Die Evangelische Kirche in Deutschland sucht nach Relevanz in einer säkularen Welt. Dieses Streben ist verständlich. Doch die Mittel, mit denen sie diese Relevanz sucht, offenbaren einen tief sitzenden Sprung im moralischen Kompass.
Luisa Neubauer war Kanzelpredigerin bei der zentralen Bonner Reformationsfeier vergangenen Freitag. Mehr als 1.200 Kirchgänger lauschten ihr in der vollbesetzten Kreuzkirche am Kaiserplatz. Das jüngste Beispiel dafür, wie die Kirche sich für eine einseitige politische Agenda einspannen lässt.

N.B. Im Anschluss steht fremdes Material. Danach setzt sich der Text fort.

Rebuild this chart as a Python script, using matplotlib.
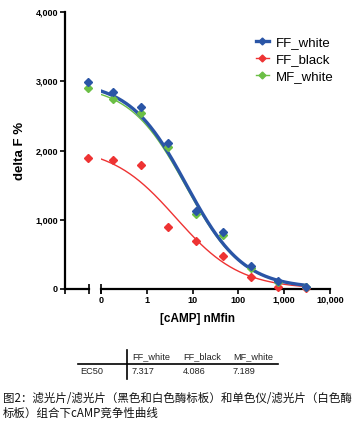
import numpy as np
import matplotlib
matplotlib.use('Agg')
import matplotlib.pyplot as plt
from matplotlib.lines import Line2D

plt.rcParams['font.family'] = ['Liberation Sans', 'DejaVu Sans']

# Datos
series = ['FF_white', 'FF_black', 'MF_white']
conc = [0.183, 0.732, 2.93, 11.72, 46.88, 187.5, 750, 3000]
ff_white = [2840, 2624, 2104, 1126, 818, 332, 120, 35]
ff_black = [1858, 1795, 900, 689, 476, 173, 25, 15]
mf_white = [2740, 2537, 2050, 1087, 784, 299, 100, 22]
# puntos sin cAMP (concentracion 0)
cero = [2994, 1887, 2907]

# EC50 de la tabla
ec50 = [7.317, 4.086, 7.189]
# parametros del ajuste sigmoidal (estimados de las curvas)
medio = [7.317, 4.3, 7.189]
top = [3000, 2060, 2950]
bottom = [10, 0, 10]
hill = [0.7, 0.62, 0.7]

colores = ['#2A55A6', '#EE3333', '#6BBF45']
grosor = [2.4, 1.0, 1.0]
valores = [ff_white, ff_black, mf_white]

fig = plt.figure(figsize=(3.55, 4.23), dpi=100)
H = 423.0
W = 355.0
y0, y1 = 289, 12
ax0 = fig.add_axes([65 / W, (H - y0) / H, 24 / W, (y0 - y1) / H])
ax1 = fig.add_axes([101 / W, (H - y0) / H, 229 / W, (y0 - y1) / H])

xs = np.logspace(-1, np.log10(3000), 300)
orden = [1, 2, 0]
for i in orden:
    curva = bottom[i] + (top[i] - bottom[i]) / (1 + (xs / medio[i]) ** hill[i])
    ax1.plot(xs, curva, color=colores[i], lw=grosor[i], zorder=3)
    ax1.plot(conc, valores[i], 'D', color=colores[i], ms=4, zorder=4, clip_on=False)
    ax0.plot([0], [cero[i]], 'D', color=colores[i], ms=4, clip_on=False)

for ax in (ax0, ax1):
    ax.set_ylim(0, 4000)
    for s in ['top', 'right']:
        ax.spines[s].set_visible(False)
    ax.spines['bottom'].set_linewidth(1.6)
    ax.spines['left'].set_linewidth(1.6)
    ax.tick_params(width=1.2, length=3.5, labelsize=6.5, pad=1.5)
    ax.patch.set_visible(False)

ax0.set_xlim(-1, 1 / 23)
ax0.set_xticks([-1])
ax0.set_xticklabels([''])
ax0.set_yticks([0, 1000, 2000, 3000, 4000])
ax0.set_yticklabels(['0', '1,000', '2,000', '3,000', '4,000'], fontweight='bold')
ax0.set_ylabel('delta F %', fontsize=9.5, fontweight='bold', labelpad=7)

ax1.set_xscale('log')
ax1.set_xlim(0.1, 10000)
ax1.spines['left'].set_visible(False)
ax1.set_yticks([])
ax1.set_xticks([0.1, 1, 10, 100, 1000, 10000])
ax1.set_xticklabels(['0', '1', '10', '100', '1,000', '10,000'], fontweight='bold')
ax1.xaxis.set_minor_locator(matplotlib.ticker.NullLocator())
ax1.set_xlabel('[cAMP] nMfin', fontsize=8.5, fontweight='bold')
ax1.xaxis.set_label_coords((197.5 - 101) / 229, -24 / 277)

# marcas del corte del eje
ax0.plot([1], [0], marker='|', ms=7, mew=1.2, color='k', transform=ax0.transAxes, clip_on=False)
ax1.plot([0], [0], marker='|', ms=7, mew=1.2, color='k', transform=ax1.transAxes, clip_on=False)

# leyenda
handles = [Line2D([], [], color=colores[i], lw=grosor[i], marker='D', ms=3.5) for i in range(3)]
fig.legend(handles, series, loc='upper left', bbox_to_anchor=(244 / W, 1 - 25 / H),
           frameon=False, fontsize=9.5, handlelength=1.0, handletextpad=0.5, labelspacing=0.35)

# tabla EC50
def fx(p):
    return p / W

def fy(p):
    return 1 - p / H

gris = '#222222'
fig.add_artist(Line2D([fx(78), fx(278)], [fy(364), fy(364)], color='k', lw=1.2))
fig.add_artist(Line2D([fx(127), fx(127)], [fy(350), fy(379)], color='k', lw=1.2))
for nombre, valor, px in zip(series, ec50, [132, 183, 233]):
    fig.text(fx(px), fy(357), nombre, fontsize=6.6, color=gris, va='center')
    fig.text(fx(px), fy(371), f'{valor:.3f}', fontsize=6.6, color=gris, va='center')
fig.text(fx(80), fy(371), 'EC50', fontsize=6.6, color=gris, va='center')

# titulo de la figura
fig.text(fx(3), fy(398), '图2：滤光片/滤光片（黑色和白色酶标板）和单色仪/滤光片（白色酶',
         fontsize=8.25, family=['Noto Sans CJK SC', 'DejaVu Sans'], va='center', color='#111111')
fig.text(fx(3), fy(413), '标板）组合下cAMP竞争性曲线',
         fontsize=8.25, family=['Noto Sans CJK SC', 'DejaVu Sans'], va='center', color='#111111')

fig.savefig('out.png', dpi=100)
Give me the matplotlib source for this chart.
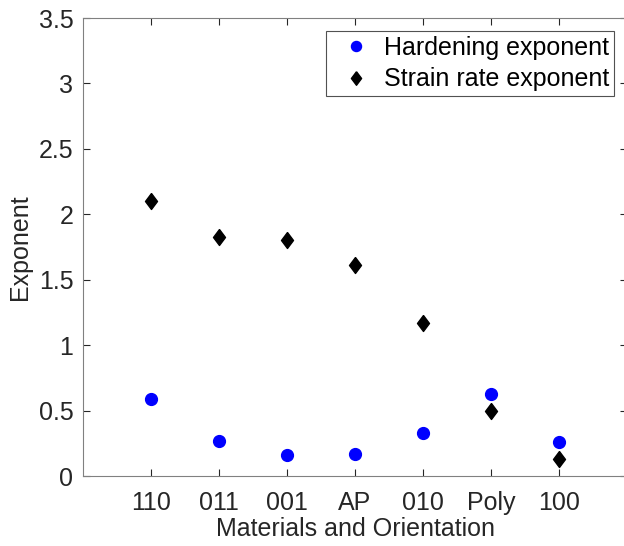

Die Klima-Ikone sprach in ihrer Predigt mehrfach vom "ökologischen Kollaps", bemühte und überdehnte damit das Endzeitszenario, dem sie ihre Relevanz verdankt. Doch wenn die Kanzel zur Bühne für sie wird, ist der Skandal noch nicht einmal das, was sie sagt – sondern das, was sie nicht sagt. Was für ein Signal sendet die Kirche mit der Einladung an diese Rednerin?
Selektive Empörung ist nicht christlich
Luisa Neubauer – eine prominente Figur, die ihre Reichweite primär für tagespolitische Anliegen im hiesigen Diskurs nutzt – steht für eine Bewegung, die bei Themen außerhalb der westlichen Komfortzone beharrlich schweigt. Die evangelische Kirche sollte sich aufrichtig fragen: Warum wird jemand als Gewissensträger umgarnt, dessen moralisches Spektrum bemerkenswert eng gesteckt ist?
Neubauer gehört zu den Unterzeichnern offener Briefe, die einen Stopp deutscher Waffenexporte nach Israel fordern. Die barbarischen Verbrechen der Hamas gegen die israelische Zivilbevölkerung werden dabei auf bequeme Weise ignoriert. Auch zur Christenverfolgung in Nigeria oder zu den schrecklichen Ereignissen im Sudan ist von Luisa Neubauer und ihrer Bewegung nichts zu hören. Zu einer Demonstration gegen die Kriegsgräuel und Menschenrechtsverletzungen im Sudan erschienen vor ein paar Tagen in Berlin nur knapp 200 Menschen.
Natürlich kann nicht jeder über alles sprechen: Aber jemand, der so offensichtlich wegschaut, wo es unbequem wird oder der eigenen politischen Agenda widerspricht, ist keine glaubwürdige moralische Autorität.
Hinzu kommt die vergiftete Aura, die Teile der Bewegung um Fridays for Future umgibt. Die Eklats um Greta Thunberg seit Oktober 2023, in denen sich antisemitische Tendenzen manifestierten, mögen Frau Neubauer zu Distanzierung veranlasst haben. Dennoch bleibt die Frage: Kann man sich aus diesem Umfeld, in dem Antisemitismus offenbar gedeiht, einfach herauslösen, ohne die systemische Problematik zu adressieren?
Die Kirche als Behelfsbühne des Zeitgeistes
Eine solche Predigt in der Kirche stärkt nicht den Glauben, sondern entwertet den Ort.
Der Vorgang bestätigt die Warnungen von Bundestagspräsidentin Julia Klöckner: Wenn das kirchliche Handeln sich auf die Verstärkung tagespolitischer Forderungen reduziert, hat es seinen inneren Kompass endgültig verloren und wird zur Behelfsbühne des Zeitgeistes.
Die Kirche muss sich erinnern, worin ihre eigene Autorität begründet ist.
Die Evangelische Kirche Bonn lud in Verbindung mit Neubauers Auftritt ein zur Teilnahme an Klimademos im November. Vereint hinter dem Banner "Klimagerechtigkeit jetzt, weil wir die Schöpfung lieben". Auch hier war vom "ökologischen Kollaps" die Rede. Man gefällt sich im Gefühl, zu den Guten zu gehören, die ihn noch zu verhindern suchen.
In Wahrheit muss die Kirche sich aber fragen, ob sie den vorübergehenden Applaus dieser Guten überhaupt will – derer, die sie insgeheim als Teil der alten, zu überwindenden Welt ablehnen. Oder ob sie denen ein Anker sein will, die sich verloren haben. Sie muss sich erinnern, worin ihre eigene Autorität begründet ist: nicht in säkularen Untergangsprophetien, sondern im Geheimnis des Glaubens.